25/6/10

Caminar despacio. Se trata de eso. Que el sudor no te recuerde lo peor del verano. Fijarte en los que pasan a tu lado, ya sea en tu dirección o en la contraria. No mirarles fijamente. Hacerlo evitando su incomodo. Entrenar la mirada hasta que tenga la serenidad del cuadro de Matisse de la mujer que mira un florero. Entrar en una cafetería y elegir un taburete cuya piel sintética esté gastada. Pasar los dedos por la superficie y hacerlo sin prisa. Seguir la curva procurando que las yemas de tus dedos recojan la información necesaria. Pedir un café con leche. Nunca gritando o haciendo que el volumen de tu voz moleste a los que te rodean o suponga una contrariedad para ti mismo y para la idea que tienes de cómo vivir según tus principios.

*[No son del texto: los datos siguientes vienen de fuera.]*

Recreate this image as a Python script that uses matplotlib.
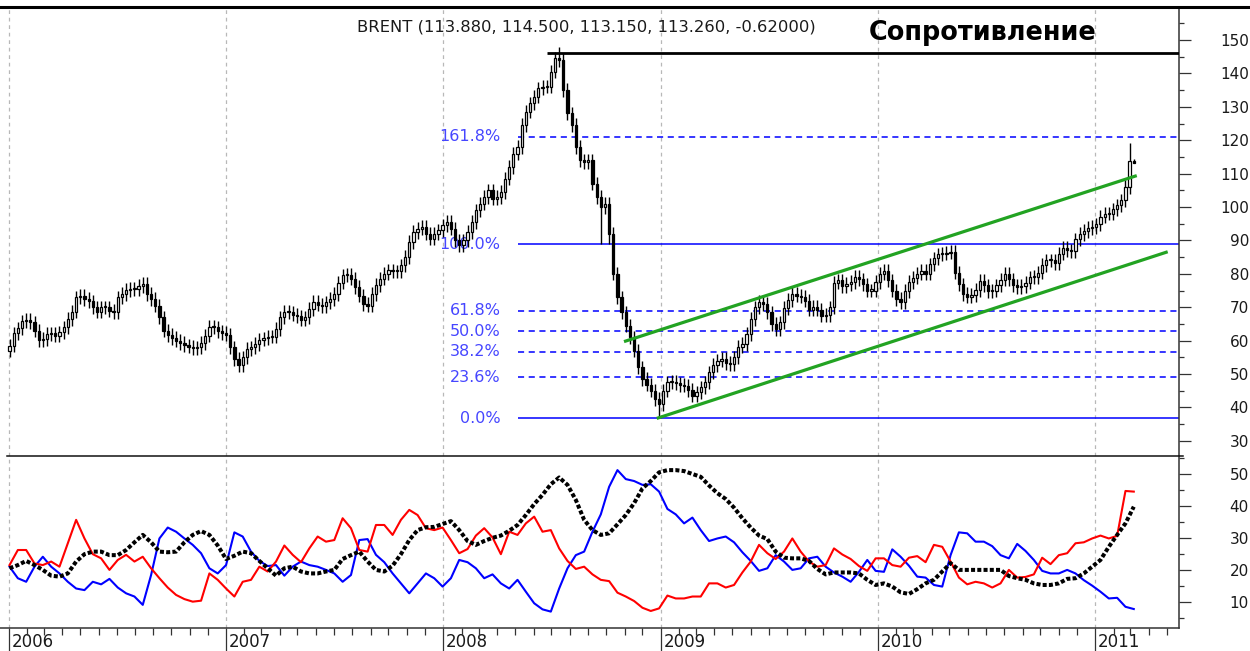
import matplotlib
matplotlib.use('Agg')
import matplotlib.pyplot as plt
import matplotlib.dates as mdates
import matplotlib.ticker as mticker
import matplotlib.transforms as mtransforms
from matplotlib.lines import Line2D
import numpy as np
import pandas as pd

plt.rcParams['font.family'] = ['DejaVu Sans']

# ---------------- data ----------------
bar_dates = pd.date_range('2006-01-02', periods=271, freq='7D')

close = [
    # 2006
    58.5, 62.2, 63.7, 65.8, 66.2, 65.5, 63.0, 60.2, 60.5, 62.0,
    62.2, 61.5, 62.5, 64.0, 66.5, 68.7, 73.0, 73.5, 72.5, 71.8,
    70.0, 68.7, 70.0, 70.0, 69.0, 68.5, 73.0, 74.0, 75.2, 75.5,
    75.5, 76.3, 77.0, 74.0, 72.5, 70.5, 67.0, 63.0, 61.7, 60.8,
    60.0, 59.3, 58.6, 58.2, 57.7, 58.0, 59.3, 61.5, 64.2, 64.0,
    62.8, 62.3,
    # 2007
    61.8, 58.0, 54.5, 52.7, 55.0, 57.5, 58.0, 59.0, 60.3, 60.7,
    61.2, 61.2, 63.5, 67.0, 68.7, 68.5, 67.8, 67.3, 66.3, 67.0,
    69.5, 71.7, 70.8, 70.3, 71.5, 72.5, 74.0, 77.3, 79.5, 79.7,
    78.5, 76.0, 73.5, 71.0, 70.5, 74.0, 76.6, 78.5, 80.0, 81.0,
    80.7, 80.7, 82.5, 85.0, 89.5, 92.5, 93.5, 94.0, 92.0, 90.5,
    92.0, 93.0,
    # 2008
    94.5, 95.5, 93.5, 90.0, 88.5, 90.0, 92.5, 95.5, 99.0, 101.0,
    103.0, 105.0, 102.5, 103.0, 104.5, 108.5, 112.0, 116.0, 118.0, 124.5,
    128.5, 131.0, 133.0, 135.5, 136.0, 136.0, 140.5, 144.5, 144.0, 135.0,
    128.0, 124.5, 118.0, 114.0, 113.5, 114.0, 107.0, 103.0, 100.0, 101.0,
    92.0, 80.0, 73.0, 68.5, 64.5, 61.0, 57.0, 52.0, 48.5, 46.8,
    45.0, 42.5, 41.0,
    # 2009
    45.0, 47.5, 47.7, 47.2, 46.7, 46.5, 45.2, 43.5, 44.5, 46.0,
    47.5, 50.5, 52.7, 54.0, 54.6, 53.3, 53.0, 55.0, 58.2, 59.0,
    62.0, 66.5, 70.0, 71.6, 71.0, 68.5, 65.0, 63.5, 65.5, 69.8,
    72.2, 74.0, 73.5, 73.2, 72.0, 69.3, 70.2, 69.3, 67.5, 67.7,
    70.0, 77.3, 78.0, 76.3, 77.0, 77.5, 79.0, 78.3, 76.8, 75.0,
    75.0, 77.5,
    # 2010
    80.0, 80.8, 78.0, 75.0, 72.5, 71.5, 74.8, 77.5, 78.8, 80.0,
    80.8, 80.0, 82.8, 84.6, 85.8, 86.0, 86.3, 86.5, 80.3, 76.8,
    74.0, 73.2, 73.7, 75.2, 77.8, 76.5, 74.8, 75.0, 76.5, 78.2,
    80.0, 78.3, 76.5, 76.0, 76.3, 77.3, 78.9, 79.0, 80.3, 82.6,
    84.0, 84.0, 83.2, 86.0, 87.7, 87.0, 86.8, 90.3, 91.9, 92.8,
    93.7, 94.0,
    # 2011
    94.8, 97.1, 98.0, 98.0, 99.3, 100.5, 102.0, 106.0, 113.9, 113.26,
]
first_open = 57.0
wick = 2.0
low_override = {142: 89.0, 144: 88.8, 156: 36.7, 270: 113.15}
high_override = {131: 146.5, 132: 148.0, 269: 119.3, 270: 114.5}

# indicator (+DI red, -DI blue, ADX black), every second weekly bar
di_plus = [
    21.6, 26.3, 26.3, 22.1, 21.6, 22.7, 21.1, 28.4, 35.7, 29.9,
    25.0, 23.7, 20.1, 23.2, 24.8, 22.7, 24.2, 20.6, 17.5, 14.6,
    12.3, 11.0, 10.2, 10.5, 19.0, 17.0, 14.3, 11.8, 16.4, 17.0,
    21.1, 19.6, 22.7, 27.7, 24.8, 22.5, 26.8, 30.5, 28.9, 29.4,
    36.2, 33.1, 26.3, 25.8, 34.1, 34.1, 31.0, 35.7, 38.8, 37.2,
    33.1, 32.5, 33.3, 29.4, 25.3, 26.6, 30.8, 33.1, 30.2, 25.0,
    32.0, 31.0, 34.6, 36.7, 32.0, 32.5, 26.8, 22.9, 20.4, 21.1,
    18.7, 17.0, 16.6, 13.0, 11.8, 10.4, 8.3, 7.3, 8.1, 12.1,
    11.2, 11.2, 11.8, 11.8, 15.9, 15.9, 14.6, 15.4, 19.3, 22.7,
    27.9, 25.3, 23.5, 25.8, 29.9, 25.8, 22.7, 21.1, 21.6, 26.8,
    24.9, 23.5, 21.3, 19.8, 23.7, 23.7, 21.6, 21.1, 23.9, 24.4,
    22.5, 27.9, 27.3, 22.7, 17.7, 15.6, 16.4, 15.9, 14.6, 15.9,
    20.1, 17.7, 17.9, 18.7, 23.9, 21.9, 24.7, 25.3, 28.4, 28.7,
    29.9, 30.8, 29.9, 30.7, 44.7, 44.5,
]
di_minus = [
    21.1, 17.5, 16.4, 21.1, 24.2, 21.1, 19.0, 16.4, 14.3, 13.8,
    16.4, 15.6, 17.3, 14.6, 12.8, 11.8, 9.2, 18.5, 29.9, 33.3,
    32.0, 29.9, 27.9, 25.3, 20.6, 19.0, 21.6, 31.8, 30.5, 25.8,
    22.9, 21.3, 21.6, 18.3, 21.1, 22.7, 21.6, 21.1, 20.1, 19.0,
    16.4, 18.5, 29.4, 29.7, 24.8, 22.5, 19.0, 15.9, 12.8, 15.9,
    19.0, 17.5, 14.9, 17.5, 23.2, 22.5, 20.6, 17.5, 18.7, 15.9,
    14.3, 17.0, 13.3, 9.7, 7.8, 7.1, 14.3, 20.6, 24.7, 25.8,
    32.0, 37.4, 46.0, 51.2, 48.4, 47.8, 46.6, 46.8, 44.5, 39.1,
    37.4, 34.6, 36.4, 32.5, 29.1, 29.9, 30.5, 28.7, 25.6, 22.9,
    19.8, 20.6, 24.7, 22.7, 20.1, 20.6, 23.7, 24.2, 21.1, 19.3,
    18.0, 16.4, 19.5, 23.2, 19.8, 19.5, 26.5, 24.2, 21.4, 18.0,
    17.7, 15.4, 14.9, 24.7, 31.8, 31.5, 28.9, 28.9, 27.5, 24.7,
    23.7, 28.2, 26.0, 23.2, 19.8, 19.0, 19.0, 20.1, 19.0, 16.9,
    15.2, 13.3, 11.2, 11.4, 8.6, 7.9,
]
adx = [
    20.6, 21.6, 22.9, 21.6, 20.1, 18.3, 18.0, 19.0, 22.7, 25.0,
    25.8, 25.8, 24.7, 24.7, 26.3, 28.7, 31.0, 28.7, 25.8, 25.6,
    25.8, 28.7, 31.0, 32.2, 31.0, 27.7, 23.5, 24.5, 25.8, 25.3,
    22.9, 20.6, 18.3, 20.6, 21.1, 19.6, 19.0, 19.0, 19.6, 20.1,
    23.5, 24.7, 25.8, 22.7, 20.1, 19.6, 21.4, 25.0, 29.4, 32.5,
    33.4, 33.5, 34.4, 35.3, 32.5, 29.1, 27.9, 29.1, 30.1, 30.8,
    32.3, 34.1, 37.2, 40.6, 43.5, 46.8, 48.9, 46.6, 41.9, 35.7,
    32.5, 31.0, 31.5, 34.3, 37.2, 40.9, 45.5, 47.8, 50.5, 51.2,
    51.2, 50.9, 50.0, 49.1, 46.4, 44.0, 42.2, 39.5, 36.2, 33.3,
    30.8, 29.7, 25.8, 23.9, 23.7, 23.7, 22.9, 20.4, 18.7, 19.3,
    19.3, 19.3, 19.0, 17.0, 15.4, 15.9, 14.9, 13.1, 12.6, 14.1,
    15.9, 17.0, 19.6, 22.2, 20.1, 20.1, 20.1, 20.1, 20.1, 20.1,
    18.2, 17.5, 17.0, 15.9, 15.4, 15.4, 15.9, 17.3, 17.5, 19.0,
    21.1, 23.2, 27.3, 31.0, 34.6, 39.8,
]
ind_dates = bar_dates[::2]

fib_levels = [0.0, 23.6, 38.2, 50.0, 61.8, 100.0, 161.8]
fib_prices = [36.7, 49.0, 56.6, 62.75, 68.9, 88.8, 121.0]
fib_start = '2008-05-05'
resistance_price = 146.2
resistance_start = '2008-06-23'
channel_lower_dates = ['2008-12-25', '2011-05-03']
channel_lower_vals = [36.7, 86.6]
channel_upper_dates = ['2008-10-31', '2011-03-12']
channel_upper_vals = [59.7, 109.4]

title_text = 'BRENT (113.880, 114.500, 113.150, 113.260, -0.62000)'
label_text = 'Сопротивление'

# ---------------- figure ----------------
W, H = 1250, 651
fig = plt.figure(figsize=(W / 100, H / 100), dpi=100)
fig.patch.set_facecolor('white')

ax = fig.add_axes([0, 1 - 456 / H, 1179 / W, (456 - 7) / H])
ax2 = fig.add_axes([0, 1 - 628 / H, 1179 / W, (628 - 456) / H], sharex=ax)

xnum = mdates.date2num(bar_dates)
x0 = mdates.date2num(pd.Timestamp('2005-12-17'))
x1 = mdates.date2num(pd.Timestamp('2011-05-22'))

# candles
c = np.array(close)
o = np.r_[first_open, c[:-1]]
hi = np.maximum(o, c) + wick
lo = np.minimum(o, c) - wick
for k, v in low_override.items():
    lo[k] = v
for k, v in high_override.items():
    hi[k] = v
up = c >= o
body_bot = np.minimum(o, c)
body_h = np.maximum(np.abs(c - o), 0.3)
ax.vlines(xnum, lo, hi, color='black', lw=1.0, zorder=3)
ax.bar(xnum[up], body_h[up], bottom=body_bot[up], width=3.8,
       facecolor='white', edgecolor='black', linewidth=0.9, zorder=4)
ax.bar(xnum[~up], body_h[~up], bottom=body_bot[~up], width=3.8,
       facecolor='black', edgecolor='black', linewidth=0.9, zorder=4)

# fibonacci levels
fs = mdates.date2num(pd.Timestamp(fib_start))
for lvl, pr in zip(fib_levels, fib_prices):
    solid = lvl in (0.0, 100.0)
    ax.hlines(pr, fs, x1, colors='#0000ff', lw=1.1,
              linestyles='solid' if solid else (0, (4, 3)), zorder=2)
    ax.annotate(f'{lvl:.1f}%', xy=(fs, pr), xytext=(-17, 0),
                textcoords='offset pixels', ha='right', va='center',
                fontsize=11.5, color='#4646ff', zorder=1)

# resistance
rs = mdates.date2num(pd.Timestamp(resistance_start))
ax.hlines(resistance_price, rs, x1, colors='black', lw=2.0, zorder=5)

# channel
ax.plot(mdates.date2num(pd.to_datetime(channel_lower_dates)), channel_lower_vals,
        color='#22a322', lw=2.3, zorder=6, solid_capstyle='butt')
ax.plot(mdates.date2num(pd.to_datetime(channel_upper_dates)), channel_upper_vals,
        color='#22a322', lw=2.3, zorder=6, solid_capstyle='butt')

# indicator
inum = mdates.date2num(ind_dates)
ax2.plot(inum, di_minus, color='#0000ff', lw=1.5, zorder=3)
ax2.plot(inum, di_plus, color='#ff0000', lw=1.5, zorder=4)
ax2.plot(inum, adx, color='black', lw=2.9, linestyle=(0, (1.0, 0.55)),
         dash_capstyle='butt', zorder=5)

# ---------------- axes formatting ----------------
ax.set_xlim(x0, x1)
ax.set_ylim(25.45, 159.88)
ax2.set_ylim(1.99, 55.6)

for a in (ax, ax2):
    a.set_facecolor('white')
    a.spines['left'].set_visible(False)
    a.spines['top'].set_visible(False)
    a.spines['right'].set_color('#333333')
    a.spines['right'].set_linewidth(1.1)
    a.yaxis.tick_right()
    a.yaxis.set_major_locator(mticker.MultipleLocator(10))
    a.yaxis.set_minor_locator(mticker.MultipleLocator(5))
    a.tick_params(axis='y', which='major', direction='out', length=8.6, width=0.9,
                  color='#333333', labelsize=11, labelcolor='#1a1a1a', pad=41.8)
    a.tick_params(axis='y', which='minor', direction='out', length=3.6, width=0.9,
                  color='#333333')
    a.grid(axis='x', which='major', color='#b8b8b8', linestyle=(0, (3, 3)), lw=0.9)
    a.set_axisbelow(True)

ax.spines['bottom'].set_visible(False)
ax2.spines['bottom'].set_color('#333333')
ax2.spines['bottom'].set_linewidth(1.1)

ax2.xaxis.set_major_locator(mdates.YearLocator())
ax2.xaxis.set_minor_locator(mdates.MonthLocator())
ax2.xaxis.set_major_formatter(mdates.DateFormatter('%Y'))
ax.tick_params(axis='x', which='both', length=0, labelbottom=False)
ax2.tick_params(axis='x', which='major', direction='out', length=16.6, width=0.9,
                color='#333333', labelsize=12, labelcolor='#1a1a1a', pad=-13)
ax2.tick_params(axis='x', which='minor', direction='out', length=5, width=0.9,
                color='#333333')

fig.canvas.draw()
for a in (ax, ax2):
    for lbl in a.yaxis.get_majorticklabels():
        lbl.set_horizontalalignment('right')
offset = mtransforms.ScaledTranslation(3 / 100, 0, fig.dpi_scale_trans)
for lbl in ax2.xaxis.get_majorticklabels():
    lbl.set_horizontalalignment('left')
    lbl.set_verticalalignment('top')
    lbl.set_transform(lbl.get_transform() + offset)

# frame lines
fig.add_artist(Line2D([0, 1], [1 - 6.5 / H] * 2, transform=fig.transFigure,
                      color='black', lw=2.2))
fig.add_artist(Line2D([7 / W, 1183 / W], [1 - 456 / H] * 2, transform=fig.transFigure,
                      color='#111111', lw=1.1))

# texts
fig.text(357 / W, 1 - 31 / H, title_text, fontsize=11.8, ha='left', va='baseline',
         color='#1a1a1a')
fig.text(869 / W, 1 - 39.5 / H, label_text, fontsize=18.4, fontweight='bold',
         ha='left', va='baseline', color='black')

fig.savefig('out.png', dpi=100, facecolor='white')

Buscar con la vista el bote de pastillas de sacarina aunque tus dedos ya estén abriendo el sobre de azúcar. Hacerlo como asidero de la confianza en tu fuerza de voluntad y ver en ese ensave de plástico un chaleco salvavidas imaginario que puedes ponerte cuando quieras. Remover el café más de lo necesario. Concentrarte en el delicado remolino marrón. Observar su suave forma cónica y hacer que esa forma te haga sonreír un poco por dentro. Pagar. Y antes palpar con discrección las monedas en tu bolsillo. No agitarlas ni producir esos ruidos que tanto gustan a los conserjes vestidos con mono azul que toman su café a la misma hora en el mismo sitio durante toda su vida. No eres una hucha ni un niño grande al que le han dado calderilla para tenerlo contento. Salir de nuevo a la calle. Otra vez caminar despacio. Limitar tu posible ansia de llegar a un sitio en el que te esperan o crees que te esperan. Pensar que todo lo que te rodea obedece a un ritmo fijado desde hace millones de años. Pensarte pequeño para poder crecerte cuando de verdad lo necesites. Y seguir caminando.